> Challenge: Reproduce the lines of the material exactly, excluding every image.

> Data segment:
** Start **

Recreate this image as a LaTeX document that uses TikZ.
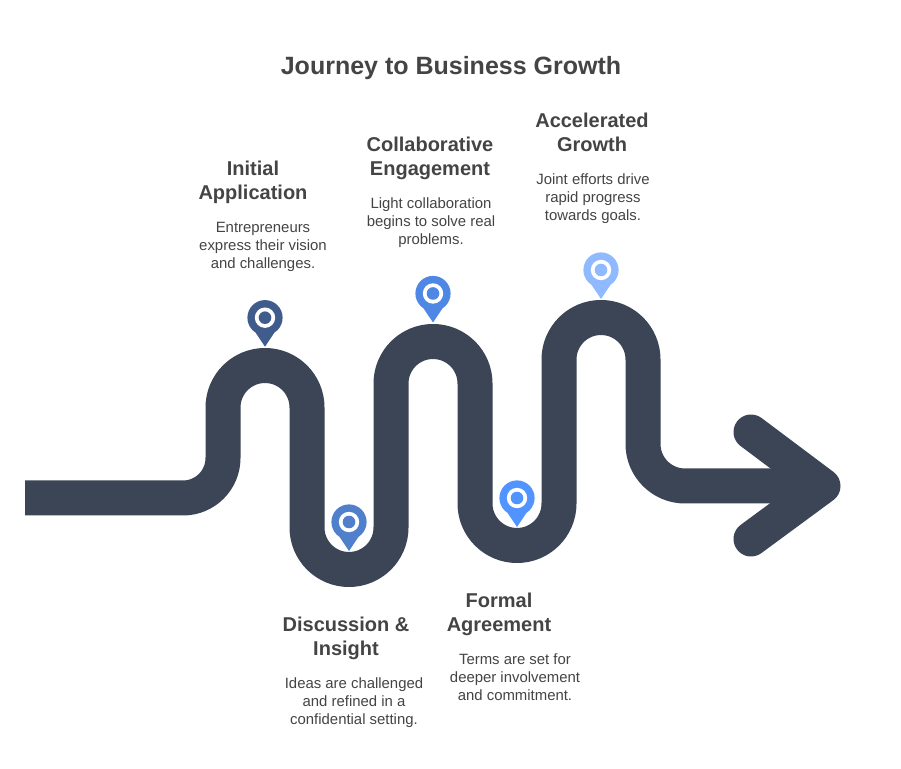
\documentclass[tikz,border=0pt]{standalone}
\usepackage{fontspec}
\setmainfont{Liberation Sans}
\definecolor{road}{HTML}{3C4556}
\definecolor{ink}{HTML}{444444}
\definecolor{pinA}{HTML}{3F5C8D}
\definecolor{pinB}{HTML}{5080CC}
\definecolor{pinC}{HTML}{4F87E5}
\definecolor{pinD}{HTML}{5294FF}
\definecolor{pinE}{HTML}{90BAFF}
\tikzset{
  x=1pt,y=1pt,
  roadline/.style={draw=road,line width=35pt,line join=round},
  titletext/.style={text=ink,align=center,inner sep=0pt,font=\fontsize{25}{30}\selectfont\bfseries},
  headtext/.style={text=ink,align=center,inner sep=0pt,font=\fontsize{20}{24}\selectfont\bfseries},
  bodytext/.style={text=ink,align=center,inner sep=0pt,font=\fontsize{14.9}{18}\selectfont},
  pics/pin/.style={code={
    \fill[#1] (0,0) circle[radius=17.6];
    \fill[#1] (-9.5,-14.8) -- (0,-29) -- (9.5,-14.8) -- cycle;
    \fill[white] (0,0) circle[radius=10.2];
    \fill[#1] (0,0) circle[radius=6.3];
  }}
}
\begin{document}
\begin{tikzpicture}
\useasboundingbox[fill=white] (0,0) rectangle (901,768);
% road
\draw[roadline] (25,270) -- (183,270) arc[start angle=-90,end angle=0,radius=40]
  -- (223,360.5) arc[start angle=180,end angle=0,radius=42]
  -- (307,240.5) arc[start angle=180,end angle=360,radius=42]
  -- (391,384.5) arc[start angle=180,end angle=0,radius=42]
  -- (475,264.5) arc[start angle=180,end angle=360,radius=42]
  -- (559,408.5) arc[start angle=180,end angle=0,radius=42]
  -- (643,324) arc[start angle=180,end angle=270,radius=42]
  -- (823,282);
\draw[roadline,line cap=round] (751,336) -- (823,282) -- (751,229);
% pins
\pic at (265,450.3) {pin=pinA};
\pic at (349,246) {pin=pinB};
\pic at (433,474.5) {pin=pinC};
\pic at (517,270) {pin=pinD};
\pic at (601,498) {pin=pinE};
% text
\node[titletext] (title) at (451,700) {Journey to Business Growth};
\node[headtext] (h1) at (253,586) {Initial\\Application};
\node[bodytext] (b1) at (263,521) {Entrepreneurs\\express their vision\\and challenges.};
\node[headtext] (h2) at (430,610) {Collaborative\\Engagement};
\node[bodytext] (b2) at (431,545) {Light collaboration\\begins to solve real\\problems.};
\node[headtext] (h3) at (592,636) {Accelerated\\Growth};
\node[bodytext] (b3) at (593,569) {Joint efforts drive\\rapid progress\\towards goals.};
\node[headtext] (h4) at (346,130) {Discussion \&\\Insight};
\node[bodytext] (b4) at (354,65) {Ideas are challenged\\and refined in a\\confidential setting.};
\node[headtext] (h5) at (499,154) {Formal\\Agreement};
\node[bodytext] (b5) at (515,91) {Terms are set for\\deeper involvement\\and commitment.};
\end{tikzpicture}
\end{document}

** End **

> Solution for this exercise:
Recreate this image as a LaTeX document that uses TikZ.
\documentclass[tikz,border=0pt]{standalone}
\usepackage{fontspec}
\setmainfont{Liberation Sans}
\definecolor{road}{HTML}{3C4556}
\definecolor{ink}{HTML}{444444}
\definecolor{pinA}{HTML}{3F5C8D}
\definecolor{pinB}{HTML}{5080CC}
\definecolor{pinC}{HTML}{4F87E5}
\definecolor{pinD}{HTML}{5294FF}
\definecolor{pinE}{HTML}{90BAFF}
\tikzset{
  x=1pt,y=1pt,
  roadline/.style={draw=road,line width=35pt,line join=round},
  titletext/.style={text=ink,align=center,inner sep=0pt,font=\fontsize{25}{30}\selectfont\bfseries},
  headtext/.style={text=ink,align=center,inner sep=0pt,font=\fontsize{20}{24}\selectfont\bfseries},
  bodytext/.style={text=ink,align=center,inner sep=0pt,font=\fontsize{14.9}{18}\selectfont},
  pics/pin/.style={code={
    \fill[#1] (0,0) circle[radius=17.6];
    \fill[#1] (-9.5,-14.8) -- (0,-29) -- (9.5,-14.8) -- cycle;
    \fill[white] (0,0) circle[radius=10.2];
    \fill[#1] (0,0) circle[radius=6.3];
  }}
}
\begin{document}
\begin{tikzpicture}
\useasboundingbox[fill=white] (0,0) rectangle (901,768);
% road
\draw[roadline] (25,270) -- (183,270) arc[start angle=-90,end angle=0,radius=40]
  -- (223,360.5) arc[start angle=180,end angle=0,radius=42]
  -- (307,240.5) arc[start angle=180,end angle=360,radius=42]
  -- (391,384.5) arc[start angle=180,end angle=0,radius=42]
  -- (475,264.5) arc[start angle=180,end angle=360,radius=42]
  -- (559,408.5) arc[start angle=180,end angle=0,radius=42]
  -- (643,324) arc[start angle=180,end angle=270,radius=42]
  -- (823,282);
\draw[roadline,line cap=round] (751,336) -- (823,282) -- (751,229);
% pins
\pic at (265,450.3) {pin=pinA};
\pic at (349,246) {pin=pinB};
\pic at (433,474.5) {pin=pinC};
\pic at (517,270) {pin=pinD};
\pic at (601,498) {pin=pinE};
% text
\node[titletext] (title) at (451,700) {Journey to Business Growth};
\node[headtext] (h1) at (253,586) {Initial\\Application};
\node[bodytext] (b1) at (263,521) {Entrepreneurs\\express their vision\\and challenges.};
\node[headtext] (h2) at (430,610) {Collaborative\\Engagement};
\node[bodytext] (b2) at (431,545) {Light collaboration\\begins to solve real\\problems.};
\node[headtext] (h3) at (592,636) {Accelerated\\Growth};
\node[bodytext] (b3) at (593,569) {Joint efforts drive\\rapid progress\\towards goals.};
\node[headtext] (h4) at (346,130) {Discussion \&\\Insight};
\node[bodytext] (b4) at (354,65) {Ideas are challenged\\and refined in a\\confidential setting.};
\node[headtext] (h5) at (499,154) {Formal\\Agreement};
\node[bodytext] (b5) at (515,91) {Terms are set for\\deeper involvement\\and commitment.};
\end{tikzpicture}
\end{document}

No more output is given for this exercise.